For my REST API - I similarly might want to be mocking other microservices. For example if my REST API had a POST endpoint for saving an image - and I'm going to save that to an AWS S3 bucket, via the aws-sdk, I'm likely to want to be mocking that functionality.

Essentially - what it looks like - is that for every (or most) microservices - I'm also going to want to create a mock version of it.

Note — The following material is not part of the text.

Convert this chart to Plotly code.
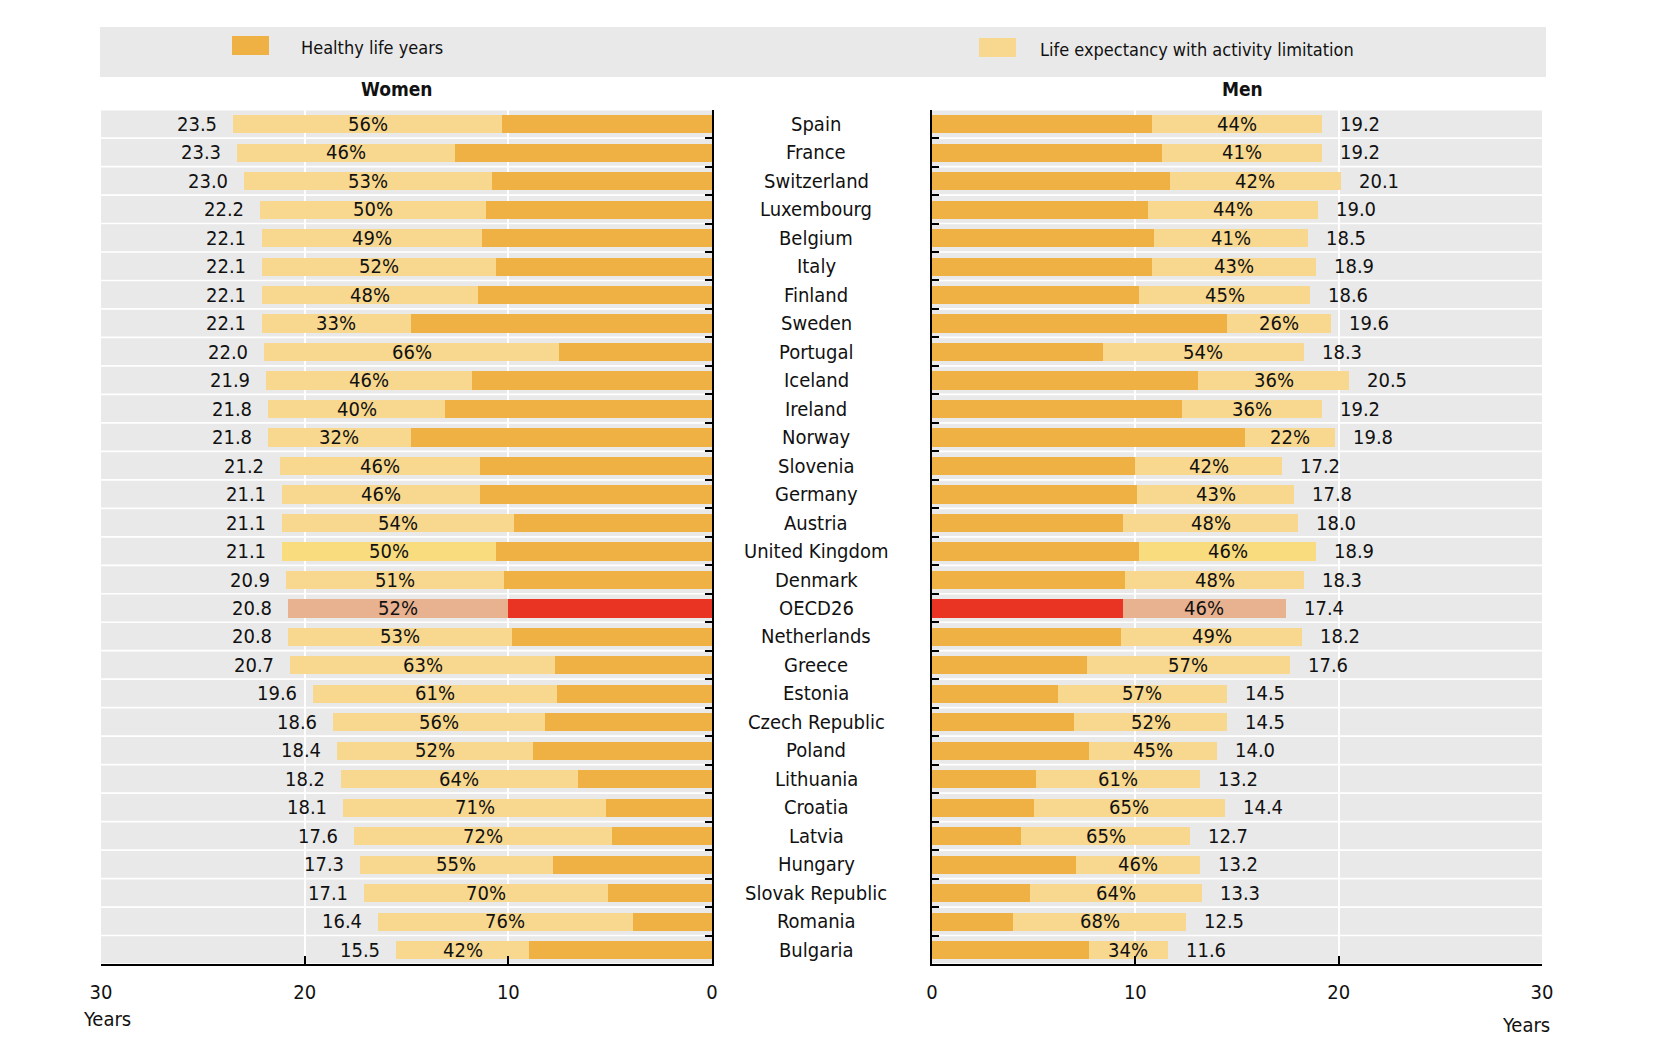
import plotly.graph_objects as go

# ---------------- data ----------------
countries = ["Spain", "France", "Switzerland", "Luxembourg", "Belgium", "Italy", "Finland",
             "Sweden", "Portugal", "Iceland", "Ireland", "Norway", "Slovenia", "Germany",
             "Austria", "United Kingdom", "Denmark", "OECD26", "Netherlands", "Greece",
             "Estonia", "Czech Republic", "Poland", "Lithuania", "Croatia", "Latvia",
             "Hungary", "Slovak Republic", "Romania", "Bulgaria"]

# Women: life expectancy at 65 (total), healthy life years, share with activity limitation (%)
women_total = [23.5, 23.3, 23.0, 22.2, 22.1, 22.1, 22.1, 22.1, 22.0, 21.9, 21.8, 21.8, 21.2,
               21.1, 21.1, 21.1, 20.9, 20.8, 20.8, 20.7, 19.6, 18.6, 18.4, 18.2, 18.1, 17.6,
               17.3, 17.1, 16.4, 15.5]
women_healthy = [10.3, 12.6, 10.8, 11.1, 11.3, 10.6, 11.5, 14.8, 7.5, 11.8, 13.1, 14.8, 11.4,
                 11.4, 9.7, 10.6, 10.2, 10.0, 9.8, 7.7, 7.6, 8.2, 8.8, 6.6, 5.2, 4.9,
                 7.8, 5.1, 3.9, 9.0]
women_limit_pct = [56, 46, 53, 50, 49, 52, 48, 33, 66, 46, 40, 32, 46, 46, 54, 50, 51, 52, 53,
                   63, 61, 56, 52, 64, 71, 72, 55, 70, 76, 42]

# Men
men_total = [19.2, 19.2, 20.1, 19.0, 18.5, 18.9, 18.6, 19.6, 18.3, 20.5, 19.2, 19.8, 17.2,
             17.8, 18.0, 18.9, 18.3, 17.4, 18.2, 17.6, 14.5, 14.5, 14.0, 13.2, 14.4, 12.7,
             13.2, 13.3, 12.5, 11.6]
men_healthy = [10.8, 11.3, 11.7, 10.6, 10.9, 10.8, 10.2, 14.5, 8.4, 13.1, 12.3, 15.4, 10.0,
               10.1, 9.4, 10.2, 9.5, 9.4, 9.3, 7.6, 6.2, 7.0, 7.7, 5.1, 5.0, 4.4,
               7.1, 4.8, 4.0, 7.7]
men_limit_pct = [44, 41, 42, 44, 41, 43, 45, 26, 54, 36, 36, 22, 42, 43, 48, 46, 48, 46, 49,
                 57, 57, 52, 45, 61, 65, 65, 46, 64, 68, 34]

x_ticks = [0, 10, 20, 30]
legend_labels = ["Healthy life years", "Life expectancy with activity limitation"]
panel_titles = ["Women", "Men"]
axis_unit = "Years"

# ---------------- style ----------------
W, H = 1668, 1060
FONT = ("'Liberation Sans Narrow', 'Arial Narrow', 'Noto Sans Condensed', "
        "'Noto Sans ExtraCondensed', 'DejaVu Sans Condensed', sans-serif")
DARK = "#f0b144"
LIGHT = "#f8d88e"
UK_LIGHT = "#f9dc7e"
OECD_DARK = "#e93424"
OECD_LIGHT = "#e8b190"
BAND = "#e9e9e9"
TXT = "#111111"
FS = 20


def px(x):
    return x / W


def py(y):
    return 1 - y / H


idx = list(range(len(countries)))
dark_cols = [OECD_DARK if c == "OECD26" else DARK for c in countries]
light_cols = [OECD_LIGHT if c == "OECD26" else (UK_LIGHT if c == "United Kingdom" else LIGHT)
              for c in countries]

women_limit = [t - h for t, h in zip(women_total, women_healthy)]
men_limit = [t - h for t, h in zip(men_total, men_healthy)]

fig = go.Figure()
BW = 0.64
fig.add_trace(go.Bar(x=women_healthy, y=idx, base=0, orientation="h", width=BW,
                     marker=dict(color=dark_cols, line=dict(width=0)),
                     xaxis="x", yaxis="y", showlegend=False, hoverinfo="skip"))
fig.add_trace(go.Bar(x=women_limit, y=idx, base=women_healthy, orientation="h", width=BW,
                     marker=dict(color=light_cols, line=dict(width=0)),
                     xaxis="x", yaxis="y", showlegend=False, hoverinfo="skip"))
fig.add_trace(go.Bar(x=men_healthy, y=idx, base=0, orientation="h", width=BW,
                     marker=dict(color=dark_cols, line=dict(width=0)),
                     xaxis="x2", yaxis="y2", showlegend=False, hoverinfo="skip"))
fig.add_trace(go.Bar(x=men_limit, y=idx, base=men_healthy, orientation="h", width=BW,
                     marker=dict(color=light_cols, line=dict(width=0)),
                     xaxis="x2", yaxis="y2", showlegend=False, hoverinfo="skip"))

shapes = []
annotations = []

# grey row bands
for i in idx:
    for xr, yr in (("x", "y"), ("x2", "y2")):
        shapes.append(dict(type="rect", xref=xr, yref=yr, x0=0, x1=30, y0=i - 0.47, y1=i + 0.47,
                           fillcolor=BAND, line=dict(width=0), layer="below"))

lab_font = dict(family=FONT, size=FS, color=TXT)

for i in idx:
    # women
    annotations.append(dict(x=(women_healthy[i] + women_total[i]) / 2, y=i, xref="x", yref="y",
                            text=f"{women_limit_pct[i]}%", showarrow=False, font=lab_font,
                            xanchor="center", yanchor="middle", yshift=0))
    annotations.append(dict(x=women_total[i], y=i, xref="x", yref="y",
                            text=f"{women_total[i]:.1f}", showarrow=False, font=lab_font,
                            xanchor="right", yanchor="middle", xshift=-14, yshift=0))
    # men
    annotations.append(dict(x=(men_healthy[i] + men_total[i]) / 2, y=i, xref="x2", yref="y2",
                            text=f"{men_limit_pct[i]}%", showarrow=False, font=lab_font,
                            xanchor="center", yanchor="middle", yshift=0))
    annotations.append(dict(x=men_total[i], y=i, xref="x2", yref="y2",
                            text=f"{men_total[i]:.1f}", showarrow=False, font=lab_font,
                            xanchor="left", yanchor="middle", xshift=16, yshift=0))
    # country
    annotations.append(dict(x=px(816), y=i, xref="paper", yref="y", text=countries[i],
                            showarrow=False, font=lab_font, xanchor="center", yanchor="middle",
                            yshift=0))

# legend block
shapes.append(dict(type="rect", xref="paper", yref="paper", x0=px(100), x1=px(1546),
                   y0=py(77), y1=py(27), fillcolor=BAND, line=dict(width=0), layer="below"))
shapes.append(dict(type="rect", xref="paper", yref="paper", x0=px(232), x1=px(269),
                   y0=py(55), y1=py(36), fillcolor=DARK, line=dict(width=0)))
shapes.append(dict(type="rect", xref="paper", yref="paper", x0=px(979), x1=px(1016),
                   y0=py(57), y1=py(38), fillcolor=LIGHT, line=dict(width=0)))
leg_font = dict(family=FONT, size=FS - 2, color=TXT)
annotations.append(dict(x=px(299), y=py(47), xref="paper", yref="paper", text=legend_labels[0],
                        showarrow=False, font=leg_font, xanchor="left", yanchor="middle"))
annotations.append(dict(x=px(1038), y=py(49), xref="paper", yref="paper", text=legend_labels[1],
                        showarrow=False, font=leg_font, xanchor="left", yanchor="middle"))

# panel titles
title_font = dict(family=FONT, size=FS - 1, color=TXT)
annotations.append(dict(x=px(397), y=py(89), xref="paper", yref="paper",
                        text=f"<b>{panel_titles[0]}</b>", showarrow=False, font=title_font,
                        xanchor="center", yanchor="middle"))
annotations.append(dict(x=px(1242), y=py(89), xref="paper", yref="paper",
                        text=f"<b>{panel_titles[1]}</b>", showarrow=False, font=title_font,
                        xanchor="center", yanchor="middle"))

# axis unit labels
annotations.append(dict(x=px(107), y=py(1019), xref="paper", yref="paper", text=axis_unit,
                        showarrow=False, font=lab_font, xanchor="center", yanchor="middle"))
annotations.append(dict(x=px(1526), y=py(1025), xref="paper", yref="paper", text=axis_unit,
                        showarrow=False, font=lab_font, xanchor="center", yanchor="middle"))

y_top, y_bot = 109.6, 964
boundaries = [i - 0.5 for i in range(len(countries) + 1)]

xcommon = dict(tickvals=x_ticks, ticks="inside", ticklen=8, tickwidth=2, tickcolor="black",
               showline=True, linecolor="black", linewidth=2, showgrid=True,
               gridcolor="white", gridwidth=2, zeroline=False, automargin=False,
               tickfont=dict(family=FONT, size=FS, color=TXT), ticklabelstandoff=9,
               fixedrange=True)
ycommon = dict(range=[len(countries) - 0.5, -0.5], tickvals=boundaries, ticks="inside",
               ticklen=7, tickwidth=2, tickcolor="black", showline=True, linecolor="black",
               linewidth=2, showgrid=False, zeroline=False, showticklabels=False,
               automargin=False, domain=[py(y_bot), py(y_top)], fixedrange=True)

fig.update_layout(
    template="none",
    width=W, height=H, autosize=False,
    margin=dict(l=0, r=0, t=0, b=0, pad=0, autoexpand=False),
    paper_bgcolor="white", plot_bgcolor="white",
    barmode="overlay", bargap=0,
    showlegend=False,
    font=dict(family=FONT, color=TXT),
    xaxis=dict(domain=[px(101), px(712)], range=[30, 0], anchor="y", **xcommon),
    xaxis2=dict(domain=[px(932), px(1542)], range=[0, 30], anchor="y2", **xcommon),
    yaxis=dict(anchor="x", side="right", **ycommon),
    yaxis2=dict(anchor="x2", side="left", **ycommon),
    shapes=shapes,
    annotations=annotations,
)

fig.write_html("out.html")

What I imagine my workflow would look like, is something like this:

  1. On the front end I create a button that submits an image to the backend. I check that the POST request is being made properly.
  2. On my REST API, I create an end point that receives the POST request. I click the front end button and check that the backend is recieving it.
  3. I create a backend microservice to make AWS SDK calls. I wire it to point to a real development AWS bucket. I wire the POST endpoint to submit the image to this microservice. I click the frontend button and check that it ends up in the S3 bucket.
  4. But submitting this image is too slow, so I create a mock version of the AWS SDK service. I switch the REST API to use that one instead.
  5. On the frontend I now write some functionality to display a 'image saved!' confirmation message.

My question is:

  1. Is this a standard way of doing things, or am I going way off base?
  2. Is there a way in docker to quickly switch between whether I'm using the real microservice or the mocked one?
  • you're talking about when you are coding, not for unit tests?
    – Ewan
    Jan 25, 2018 at 21:30
  • @Ewan - I mean - I think it would be a fair enough answer to suggest perhaps I doing it wrong by not doing unit tests. But yes - I mean when I'm doing coding.
    – dwjohnston
    Jan 25, 2018 at 21:35
  • From a unit test perspective, I don't think the fact that these are microservices matters. Code is code. If you're trying to test the microservice end-to-end, that's an integration test, not a unit test. I don't particularly care what vocabulary you use, but it might be helpful to define your terms more specifically. Mocks are something I'd normally see used in unit testing, not integration testing. See en.wikipedia.org/wiki/Mock_object Jan 25, 2018 at 21:40
  • I think its somewhat of a survey. I would normally run against either a dev server or a local instance. I don't think i would count these as "mocks" but they would be pointing at a dev AWS account
    – Ewan
    Jan 25, 2018 at 21:50
  • 1
    We are happy using getsandbox.com for that purpose Jan 26, 2018 at 20:33

1 Answer 1


Yes, mocking out your external services is a valid idea and is often the only way to test unmodified code without a real physical instance.

It is not as accurate as using a test instance of the the real thing since your mocked behaviour is:

  • Your understanding of the external service, not the actual behaviour of the external service
  • Lags behind changes and updates of the external service
  • Doesn't have representative timing or performance implications which is often of interest for testing

They are a good way to quickly perform 'did I just break something', 'do I handle return errors and the unexpected' and 'how sensitive am I to external service performance' tests. You gain system test flexibility and coverage at the cost of the maintenance costs.

Many a website has gone down for lack of such testing but this isn't the only way to get test coverage for these things as commentators have pointed out by using unit tests.